When Dinosaurs Ruled The Books

This is a really weird time to be a writer. Agents are becoming publishers; publishers have moved to “the agency model“; and some self-published authors are making millions—all because e-books are now outselling all other segments. Magazines and newspapers are dying, blogs and aggregators are thriving, and the line between them all is blurring. Last year Apple was their savior; now it’s damned as a destroyer.

So what’s a writer to do?

These days I’m mostly a developer, but I’ve had a clutch of novels (thrillers about globetrotting techies) published by traditional houses, and also experimented with just about every form of The New Publishing. My latest book (an epic urban fantasy about a squirrel) was Creative Commons-released and self-Kindle-published before I sold it to a publisher. I’ve scripted a Vertigo Comics graphic novel, and a free online comic for Engineering.com. Plus I write here, and for magazines. And the news I bring from all my literary peregrinations is this:

…in the immortal words of William Goldman, nobody knows anything.
And that is awesome.

Goldman was talking about Hollywood in the 1970s, before Steven Spielberg singlehandedly ushered in the blockbuster era. Now, 70s music, fashion, politics, economics, and culture may have been a waste of time, but it was the greatest cinematic decade in history—precisely because nobody knew anything; so they had to experiment. Until, alas, the studios figured out how to please audiences with cookie-cutter three-act pablum, and the raging bulls and easy riders were tamed.

We are about to enter just such an era with books. Got a well-written story with no easily defined genre or obvious target market? Experimental form or content? Not long ago, that would have been a big problem. Nowadays, though—nobody knows anything. I’ve been calling the major publishers dinosaurs for some years now, but they are slowly being forced into greater willingness to experiment… and even if they don’t, you can always pull a Hocking and e-publish your book yourself. Sure, most such books will be crap, and most of the rest will fail to catch fire; but a few will become cult classics, and a tiny handful may turn into modern-day The Godfathers.

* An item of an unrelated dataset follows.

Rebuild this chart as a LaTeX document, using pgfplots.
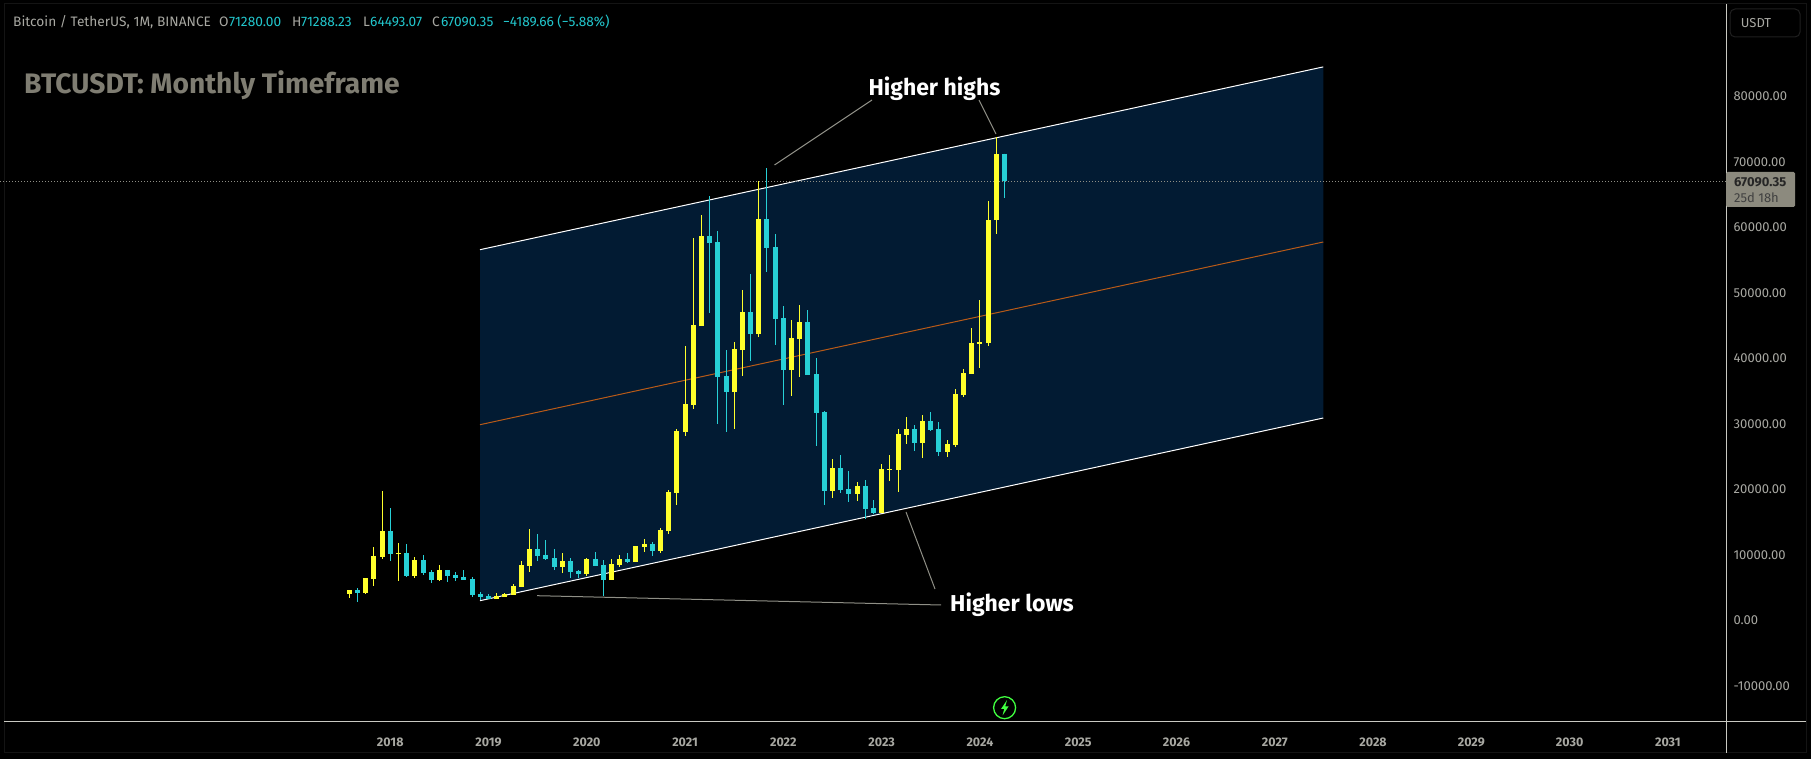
\documentclass[border=0pt]{standalone}
\usepackage{fontspec}
\setmainfont{Fira Sans}
\usepackage{pgfplots}
\usepackage{pgfplotstable}
\pgfplotsset{compat=1.18}
\definecolor{yel}{HTML}{FFFF2B}
\definecolor{tea}{HTML}{27D0D6}
\definecolor{chan}{HTML}{021B33}
\definecolor{mid}{HTML}{B85A18}
\definecolor{lab}{HTML}{A8A8A2}
\definecolor{ttl}{HTML}{7F7D72}
\definecolor{ann}{HTML}{8F8F86}
\definecolor{lin}{HTML}{C9C9C2}
\definecolor{val}{HTML}{22C6CC}
\definecolor{tag}{HTML}{8C8A7E}
\pgfplotstableread{
x o h l c
0 4046 4657 3435 4657
2 4198 6488 4046 6488
3 6336 11170 5267 9847
4 9695 19771 9389 13664
6 10153 11832 6031 10305
8 6794 9644 6488 9237
11 6183 8473 6031 7710
18 3282 4198 3282 3741
19 3588 4198 3588 3995
20 3893 5573 3893 5267
21 5115 9084 5115 8473
22 8321 13970 7404 10916
26 8168 10305 7252 9084
29 7099 9542 6794 9389
32 6183 9389 6183 8626
33 8473 10000 8168 9389
35 8931 11374 8931 11374
36 11221 12443 10458 11679
38 10611 14122 10305 13817
39 13664 19924 13206 19618
40 19466 29235 17634 28930
41 28777 41907 28166 33051
42 32900 58395 32289 45113
43 44960 61907 44960 58700
47 34884 42517 29235 41449
48 41296 50456 37326 47098
50 43739 67097 43281 61296
54 38243 45876 34274 43128
55 42975 48166 37174 45571
59 19771 24656 18702 23282
62 19313 21145 18244 20534
65 16412 23893 16412 23130
66 22977 25267 21297 23130
67 22977 29237 19618 28473
68 28321 31069 26946 29237
70 27099 31374 24809 30458
73 25725 27557 24962 26946
74 26793 35343 26488 34580
75 34427 38397 34122 37786
76 37633 44656 37633 42366
77 42213 48930 38550 42519
78 42366 64045 41908 61144
79 61130 73777 59005 71280
}\tblY
\pgfplotstableread{
x o h l c
1 4657 4962 2824 4198
5 13664 17176 9084 10153
7 10305 11679 6641 6794
9 9237 10000 6947 7252
10 7404 7710 5725 6183
12 7710 7710 5878 6794
13 6947 7404 6031 6488
14 6641 7710 6183 6183
15 6336 6641 3588 3893
16 4046 4351 3130 3588
17 3741 4046 3282 3282
23 10916 13206 9084 9847
24 10000 12290 9237 9389
25 9542 10916 7710 8168
27 9084 9542 6488 7404
28 7557 7710 6488 7099
30 9389 10458 8321 8321
31 8473 9237 3741 6183
34 9389 10305 8779 8931
37 11679 11985 9847 10611
44 58700 64807 46945 57632
45 57784 59464 30000 37174
46 37326 41296 28777 34884
49 47098 52899 39616 43739
51 61296 69082 53205 56869
52 57021 59006 42059 46028
53 46182 48013 32900 38243
56 45571 47403 37479 37479
57 37632 40074 26639 31679
58 31831 31984 17634 19771
60 23282 25267 19466 19923
61 20076 22824 18092 19313
63 20534 21449 15496 17023
64 17175 18397 16260 16412
69 29237 29847 25878 27099
71 30458 31832 28932 29084
72 29237 30305 25114 25725
80 71280 71288 64493 67090
}\tblT
\begin{document}
\begin{tikzpicture}
\fill[black] (0pt,0pt) rectangle (1811pt,759pt);
\begin{axis}[
  at={(0pt,37pt)}, anchor=south west, scale only axis,
  width=1726pt, height=722pt,
  xmin=-42.65, xmax=168.10, ymin=-15496, ymax=94732,
  axis line style={draw=none},
  major tick length=0pt,
  axis y line*=right,
  axis x line*=bottom,
  scaled y ticks=false,
  xtick={5,17,29,41,53,65,77,89,101,113,125,137,149,161},
  xticklabels={2018,2019,2020,2021,2022,2023,2024,2025,2026,2027,2028,2029,2030,2031},
  xticklabel style={text=lab, font=\fontsize{12.5}{14}\selectfont\bfseries, yshift=-12pt},
  ytick={-10000,0,10000,20000,30000,40000,50000,60000,70000,80000},
  yticklabel style={text=lab, font=\fontsize{13}{15}\selectfont, anchor=west, xshift=4pt,
    /pgf/number format/fixed, /pgf/number format/fixed zerofill, /pgf/number format/precision=2,
    /pgf/number format/1000 sep={}, /pgf/number format/assume math mode=true},
]
% channel
\addplot[fill=chan, draw=none] coordinates {(15.96,3023) (118.92,30916) (118.92,84517) (15.96,56610)} -- cycle;
\addplot[white, line width=1pt] coordinates {(15.96,56610) (118.92,84517)};
\addplot[white, line width=1pt] coordinates {(15.96,3023) (118.92,30916)};
\addplot[mid, line width=1pt] coordinates {(15.96,29892) (118.92,57786)};
% last price line
\addplot[ann, line width=1pt, dash pattern=on 1pt off 2pt] coordinates {(-42.65,67090) (168.10,67090)};
% wicks
\addplot[draw=none, mark=none, error bars/.cd, y dir=both, y explicit, error mark=none,
  error bar style={line width=1pt, color=yel}]
  table[x=x, y=o, y error plus expr=\thisrow{h}-\thisrow{o}, y error minus expr=\thisrow{o}-\thisrow{l}] {\tblY};
\addplot[draw=none, mark=none, error bars/.cd, y dir=both, y explicit, error mark=none,
  error bar style={line width=1pt, color=tea}]
  table[x=x, y=o, y error plus expr=\thisrow{h}-\thisrow{o}, y error minus expr=\thisrow{o}-\thisrow{l}] {\tblT};
% bodies
\addplot[draw=none, mark=none, error bars/.cd, y dir=plus, y explicit, error mark=none,
  error bar style={line width=5pt, color=yel}]
  table[x=x, y=o, y error plus expr=\thisrow{c}-\thisrow{o}] {\tblY};
\addplot[draw=none, mark=none, error bars/.cd, y dir=minus, y explicit, error mark=none,
  error bar style={line width=5pt, color=tea}]
  table[x=x, y=o, y error minus expr=\thisrow{o}-\thisrow{c}] {\tblT};
\end{axis}
\begin{scope}[x=1pt, y=-1pt, shift={(0pt,759pt)}]
% frame and scales
\draw[color=black!92!white, line width=1pt] (4,4) rectangle (1806,753);
\draw[lin, line width=1pt] (4,722) -- (1806,722);
\draw[lin, line width=1pt] (1726,4) -- (1726,753);
% header
\node[anchor=west, inner sep=0pt, text=lab, font=\fontsize{13.7}{15}\selectfont] at (13,22) {Bitcoin / TetherUS, 1M, BINANCE};
\node[anchor=west, inner sep=0pt, text=lab, font=\fontsize{13.7}{15}\selectfont] at (219,22) {O};
\node[anchor=west, inner sep=0pt, text=val, font=\fontsize{13.7}{15}\selectfont] at (229,22) {71280.00};
\node[anchor=west, inner sep=0pt, text=lab, font=\fontsize{13.7}{15}\selectfont] at (292,22) {H};
\node[anchor=west, inner sep=0pt, text=val, font=\fontsize{13.7}{15}\selectfont] at (301,22) {71288.23};
\node[anchor=west, inner sep=0pt, text=lab, font=\fontsize{13.7}{15}\selectfont] at (363,22) {L};
\node[anchor=west, inner sep=0pt, text=val, font=\fontsize{13.7}{15}\selectfont] at (370,22) {64493.07};
\node[anchor=west, inner sep=0pt, text=lab, font=\fontsize{13.7}{15}\selectfont] at (432,22) {C};
\node[anchor=west, inner sep=0pt, text=val, font=\fontsize{13.7}{15}\selectfont] at (441,22) {67090.35};
\node[anchor=west, inner sep=0pt, text=val, font=\fontsize{13.7}{15}\selectfont] at (503,22) {−4189.66 (−5.88\%)};
\node[anchor=west, inner sep=0pt, text=ttl, font=\fontsize{28.2}{32}\selectfont\bfseries] at (24,85.5) {BTCUSDT: Monthly Timeframe};
% annotations
\draw[ann, line width=1pt] (872,100) -- (774.5,165);
\draw[ann, line width=1pt] (979,100) -- (996,134);
\draw[ann, line width=1pt] (906,512) -- (935,589);
\draw[ann, line width=1pt] (537,595.7) -- (941,605);
\node[text=white, font=\fontsize{23}{27}\selectfont\bfseries, inner sep=0pt] at (934.5,88.5) {Higher highs};
\node[text=white, font=\fontsize{23}{27}\selectfont\bfseries, inner sep=0pt] at (1012,605) {Higher lows};
% usdt box and price tag
\draw[color=black!88!white, line width=1pt, rounded corners=5pt] (1730,9) rectangle (1800,37);
\node[text=lab, font=\fontsize{13}{15}\selectfont, inner sep=0pt] at (1756,23) {USDT};
\fill[tag, rounded corners=1.5pt] (1726,172) rectangle (1795,207);
\node[anchor=west, inner sep=0pt, text=black!85, font=\fontsize{13}{15}\selectfont\bfseries] at (1734,182) {67090.35};
\node[anchor=west, inner sep=0pt, text=black!75, font=\fontsize{13}{15}\selectfont] at (1734,198) {25d 18h};
% bolt icon
\draw[color=green!75!white, line width=1.3pt] (1004.6,707.7) circle (11);
\fill[color=green!75!white] (1007,700) -- (1001,709) -- (1004.2,709) -- (1002.5,715.5) -- (1008.5,706.5) -- (1005.2,706.5) -- cycle;
\end{scope}
\end{tikzpicture}
\end{document}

What’s a writer to do? Glory in this febrile, fecund chaos, is my answer. There has arguably never been a better time to write.

But unfortunately this is also, simultaneously, a bad time to be a reader. Because the dinosaurs still don’t get it. Ten years of object lessons from the music industry, and they still don’t get it. We have learned, painfully, that media consumers—be they listeners, watchers, or readers—want one of two things:

  • DRM-free works for a reasonable price
  • or, unlimited single-payment subscription to streaming/DRMed works

Give them either of those things, and they’ll happily pay. Look at iTunes. Look at Netflix. But give them neither, and they’ll pirate. So what are publishers doing?

  • Refusing to sell DRM-free books. My debut novel will be re-e-published by the Friday Project imprint of HarperCollins UK later this year; both its editor and I would like it to be published without DRM; and yet I doubt we will be able to make that happen.
  • crippling library e-books
  • and not offering anything even remotely like a subscription service.

Book piracy isn’t a big problem yet—though it’s certainly happening; too cheap to buy my book Blood Price? Here’s an illegally pirated edition—but I hereby predict that it’s only a matter of time before it and its concomitant scare tactics, moral panics, and ethical dilemmas raise their ugly heads in a big way. Sorry, readers. Maybe you should try writing instead. These days, that’s a lot more fun.